===== Exercise input =====
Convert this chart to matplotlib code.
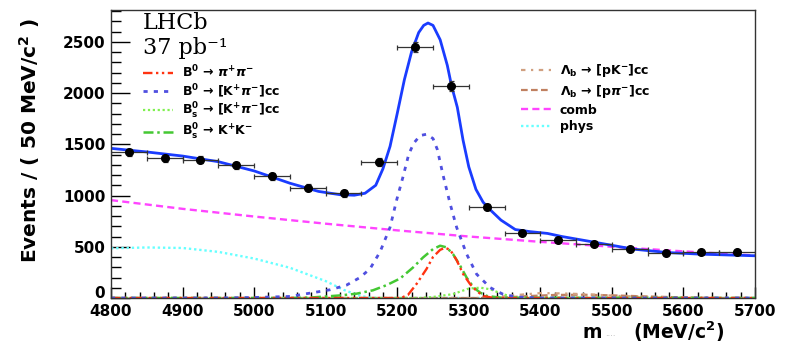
=====
===== Exercise input =====
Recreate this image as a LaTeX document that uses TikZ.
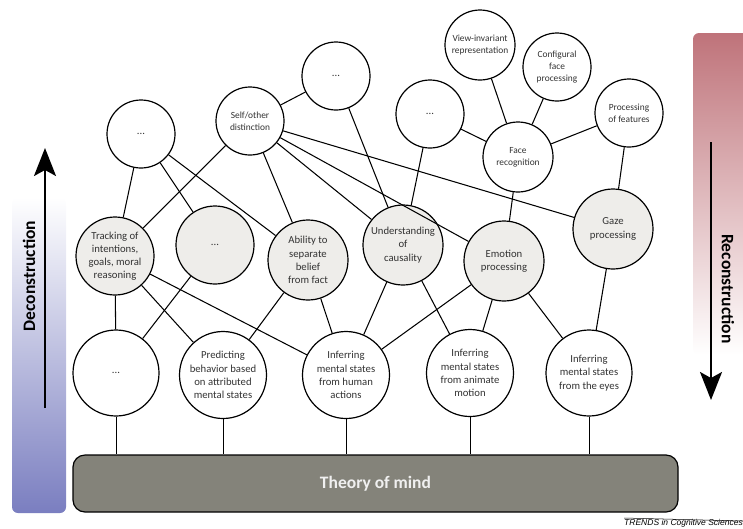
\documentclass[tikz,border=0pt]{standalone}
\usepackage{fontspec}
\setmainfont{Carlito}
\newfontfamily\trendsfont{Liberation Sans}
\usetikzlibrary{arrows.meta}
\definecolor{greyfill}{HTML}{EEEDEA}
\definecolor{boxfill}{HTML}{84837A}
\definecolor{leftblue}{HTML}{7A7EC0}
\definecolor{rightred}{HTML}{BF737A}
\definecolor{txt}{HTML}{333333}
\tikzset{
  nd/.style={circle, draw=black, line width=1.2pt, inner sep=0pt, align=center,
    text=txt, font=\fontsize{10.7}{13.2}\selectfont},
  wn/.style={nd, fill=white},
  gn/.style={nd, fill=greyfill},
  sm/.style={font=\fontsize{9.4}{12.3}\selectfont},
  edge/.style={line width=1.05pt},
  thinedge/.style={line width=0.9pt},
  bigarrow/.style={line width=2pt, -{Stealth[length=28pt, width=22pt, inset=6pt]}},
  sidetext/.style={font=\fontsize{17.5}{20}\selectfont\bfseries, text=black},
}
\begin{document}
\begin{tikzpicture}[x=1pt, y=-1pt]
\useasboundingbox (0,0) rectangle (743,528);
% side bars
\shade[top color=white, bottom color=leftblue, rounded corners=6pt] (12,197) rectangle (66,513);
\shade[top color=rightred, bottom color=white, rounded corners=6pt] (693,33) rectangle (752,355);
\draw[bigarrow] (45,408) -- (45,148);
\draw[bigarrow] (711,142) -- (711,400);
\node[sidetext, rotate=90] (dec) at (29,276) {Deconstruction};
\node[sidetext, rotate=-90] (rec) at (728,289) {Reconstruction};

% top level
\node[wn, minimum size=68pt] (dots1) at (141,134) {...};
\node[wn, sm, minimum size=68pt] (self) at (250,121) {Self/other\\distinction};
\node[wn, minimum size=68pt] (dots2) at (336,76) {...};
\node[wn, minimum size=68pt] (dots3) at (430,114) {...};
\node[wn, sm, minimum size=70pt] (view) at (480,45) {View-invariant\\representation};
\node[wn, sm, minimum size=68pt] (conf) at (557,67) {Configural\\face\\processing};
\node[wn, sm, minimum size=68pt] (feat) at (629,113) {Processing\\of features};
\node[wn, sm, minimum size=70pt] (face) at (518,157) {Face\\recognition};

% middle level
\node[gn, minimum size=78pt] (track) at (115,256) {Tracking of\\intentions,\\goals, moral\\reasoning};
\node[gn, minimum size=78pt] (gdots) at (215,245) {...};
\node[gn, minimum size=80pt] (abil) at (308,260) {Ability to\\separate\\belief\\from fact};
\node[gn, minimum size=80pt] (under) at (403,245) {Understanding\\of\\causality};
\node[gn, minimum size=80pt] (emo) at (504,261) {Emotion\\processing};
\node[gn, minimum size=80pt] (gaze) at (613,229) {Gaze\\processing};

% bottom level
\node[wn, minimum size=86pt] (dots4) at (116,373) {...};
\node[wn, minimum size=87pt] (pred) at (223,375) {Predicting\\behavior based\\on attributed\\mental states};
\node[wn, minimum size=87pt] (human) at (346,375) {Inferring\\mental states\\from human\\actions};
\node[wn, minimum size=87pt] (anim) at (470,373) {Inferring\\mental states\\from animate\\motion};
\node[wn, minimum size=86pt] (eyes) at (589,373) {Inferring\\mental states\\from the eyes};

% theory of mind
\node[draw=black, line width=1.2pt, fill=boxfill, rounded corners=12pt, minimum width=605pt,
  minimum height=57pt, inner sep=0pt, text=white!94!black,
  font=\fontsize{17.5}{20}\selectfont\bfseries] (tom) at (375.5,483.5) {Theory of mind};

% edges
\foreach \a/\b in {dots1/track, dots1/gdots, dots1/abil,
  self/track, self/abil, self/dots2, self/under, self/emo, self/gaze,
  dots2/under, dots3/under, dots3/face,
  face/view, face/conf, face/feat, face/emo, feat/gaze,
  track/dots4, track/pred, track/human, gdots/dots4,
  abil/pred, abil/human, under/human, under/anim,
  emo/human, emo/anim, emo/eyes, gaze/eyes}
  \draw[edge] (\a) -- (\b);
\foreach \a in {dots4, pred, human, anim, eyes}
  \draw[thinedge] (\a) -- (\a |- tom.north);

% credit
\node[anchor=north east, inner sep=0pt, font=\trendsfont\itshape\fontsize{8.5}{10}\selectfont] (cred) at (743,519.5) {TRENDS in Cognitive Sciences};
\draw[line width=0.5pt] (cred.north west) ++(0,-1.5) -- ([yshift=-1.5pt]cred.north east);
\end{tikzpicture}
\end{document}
=====
### Task description:
In the listing above, find the line with "Recreate this image" and the line with "rotate=-90] (rec) at". Copy both of them and every line between, exactly, but not the pictures.

### Solution:
Recreate this image as a LaTeX document that uses TikZ.
\documentclass[tikz,border=0pt]{standalone}
\usepackage{fontspec}
\setmainfont{Carlito}
\newfontfamily\trendsfont{Liberation Sans}
\usetikzlibrary{arrows.meta}
\definecolor{greyfill}{HTML}{EEEDEA}
\definecolor{boxfill}{HTML}{84837A}
\definecolor{leftblue}{HTML}{7A7EC0}
\definecolor{rightred}{HTML}{BF737A}
\definecolor{txt}{HTML}{333333}
\tikzset{
  nd/.style={circle, draw=black, line width=1.2pt, inner sep=0pt, align=center,
    text=txt, font=\fontsize{10.7}{13.2}\selectfont},
  wn/.style={nd, fill=white},
  gn/.style={nd, fill=greyfill},
  sm/.style={font=\fontsize{9.4}{12.3}\selectfont},
  edge/.style={line width=1.05pt},
  thinedge/.style={line width=0.9pt},
  bigarrow/.style={line width=2pt, -{Stealth[length=28pt, width=22pt, inset=6pt]}},
  sidetext/.style={font=\fontsize{17.5}{20}\selectfont\bfseries, text=black},
}
\begin{document}
\begin{tikzpicture}[x=1pt, y=-1pt]
\useasboundingbox (0,0) rectangle (743,528);
% side bars
\shade[top color=white, bottom color=leftblue, rounded corners=6pt] (12,197) rectangle (66,513);
\shade[top color=rightred, bottom color=white, rounded corners=6pt] (693,33) rectangle (752,355);
\draw[bigarrow] (45,408) -- (45,148);
\draw[bigarrow] (711,142) -- (711,400);
\node[sidetext, rotate=90] (dec) at (29,276) {Deconstruction};
\node[sidetext, rotate=-90] (rec) at (728,289) {Reconstruction};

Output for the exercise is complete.